Türkiye Basım Yayın Meslek Birliği tarafından her yıl dünya yayımcılarını İstanbul’da buluşturan Uluslararası İstanbul Yayımcılık Profesyonel Buluşmaları’nın dördüncüsü geçtiğimiz hafta Avrasya Gösteri ve Sanat Merkezi’nde gerçekleşti. Bu yıl en geniş katılımıyla yayımcılık dünyasını yeniden İstanbul’a taşıyan Fellowship İstanbul, rekor katılım elde etti. İstanbul, dünyanın dört bir yanından gelen yayınevleri temsilcileri, ajanslar ve editörlere 3 gün boyunca ev sahipliği yaptı. Gelen yayıncılardan biri de 2017 Nobel Edebiyat Ödülü’nün sahibi Kazuo Ishiguro’nun yayımcısı Sam Coates idi. Biz de kendisiyle bir araya gelerek Nobel’e giden yolu ve dünya edebiyat üretimi hakkında konuştuk.BU HİÇBİR ŞEYE BENZEMEYEN BİR HİS
Kendisine ilk olarak Nobel’e giden yolu soruyorum o da şöyle anlatıyor: “Bir eserin hem yaratıcı hem de kendine özgün olması gerekir. Ayrıca yazarının da 20-30 yıllık bir deneyime sahip biri olması elzem. Ki Nobel kazanma şansı daha da artsın. Yazar farklı farklı tarzlarda yazan biri olabilir. Ama en nihayetinde hepsi kendi içinde bir bütünlükte ve mükemmeliyette olmalı. Ayrıca her şeyden önce yayımlanabilir ve satılabilir olması diğer bir önemli nokta. Eğer çok absürt, garip ya da olağan dışıysa o zaman bu eserin satması ve sonuç olarak Nobel alması çok zor.” Peki kendisi bir Nobel Edebiyat Ödülü sahibinin yayımcısı olarak ne hissediyordu. Gurur duyuyor mu? Coates bunun hiçbir şeye benzemeyen bir his olduğunu söylüyor ve ekliyor: “Bu ödül bana farklı yazar ve yayımcıların bizimle çalışma taleplerini de beraberinde getirdi. Nobel, yayımcılar için en büyük arzu. Ayrıca Nobel’i alan yazar sevilen biri olduğu için şanslıyız, diğer yayıncıların bakışı açısından. Bu yüzden sonuçtan herkes memnun kaldı.” Nobel ödüllerinin de Oscar ödülleri gibi politikleşmesi söz konusu. Eleştiriler de bu yönde. Coates bu konu hakkında şöyle düşünüyor: “Açıkçası bunu deneyimlemedim fakat bunu duydum. Eğer çok büyük bir yayıncı iseniz ve çok sayıda yazarınız varsa o zaman belki bununla baş etmek biraz daha kolay. Kişisel olarak politikanın var olmasını bile istemem ama maalesef durum bu.”

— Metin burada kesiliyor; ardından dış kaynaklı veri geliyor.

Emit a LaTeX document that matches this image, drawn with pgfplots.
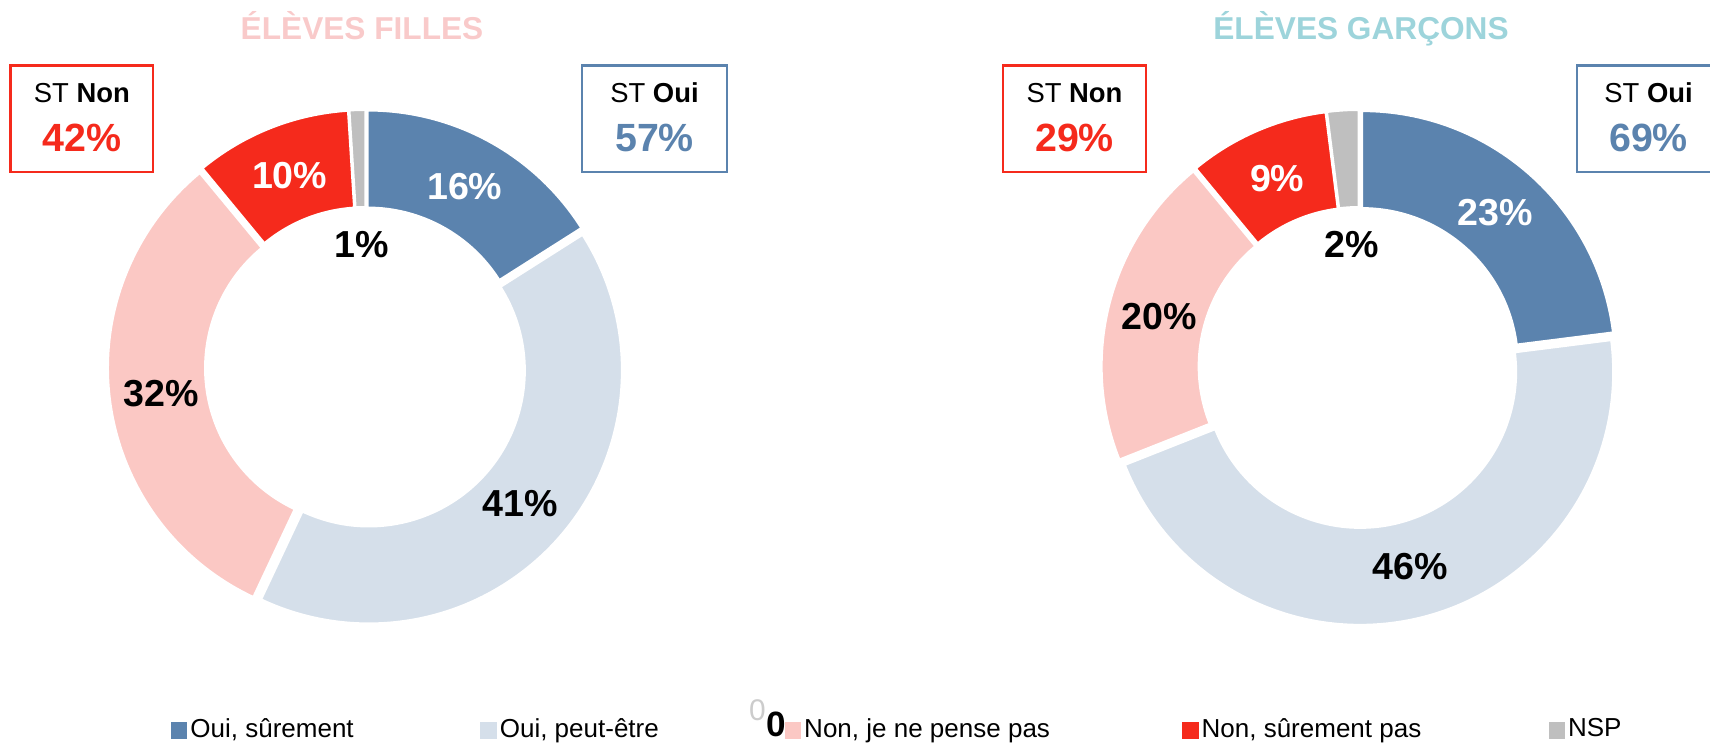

TÜRKİYE DÜNYA İLE ARAMIZDA BİR ARACI
Peki başarılı yayımcı Türk Edebiyatı hakkında ne düşünüyordu? “Türkiye’ye ikinci gelişim ve burayı seviyorum. Türkiye’deki pazarla beş yıldır çalışıyorum. Burası gelenekselden gelişen bir market. Bölgedeki en büyük market bizim için Türkiye. Ayrıca ülkelerimizin ilişkileri de genelde iyi. Türkiye Asya ile Avrupa’yı birbirine bağlıyor. Bu da bizim çok önemli. Edebiyat konusunda da bir transit işlevi görüyor. Dünyadaki diğer ülkelere baktığımız zaman Türkiye bize daha yakın. Türkiye ile benzer tarzda işler yapıyoruz.”
Dünyada zaman zaman oluşan edebiyat trendleri hakkında ise şunu söylüyor Coates: “Trendler her zaman gelip geçici. Her şey her an moda olabilir. Ama bazı sabit şeyler vardır ve insanlar eninde sonunda oraya döner. Çünkü esas olan konu kalıcıdır ve okuyucu onu ister. İnsanlar yeni sesler ve konular arıyorlar. Ama çerçeve hep sabit.” Coates Türk yazarlara da sohbetimizin sonunda şunları söylüyor: “Yazarlar konfor alanının dışına çıkmalı ve risk almalı. Kendinizi akışa kaptırmayın. Kitaptan fazlasını almalı ve anlamalıyız. İçinde şimdi olmayan bir hikâye önemli olmuyor. İçinde şimdi olmalı. Türkiye tarihinde seni etkileyen bir şey yazdığın zaman bu başkasını da etkileyebilir. Yazarlar bir kitapla yeni bir tartışma da yaratabilirler.”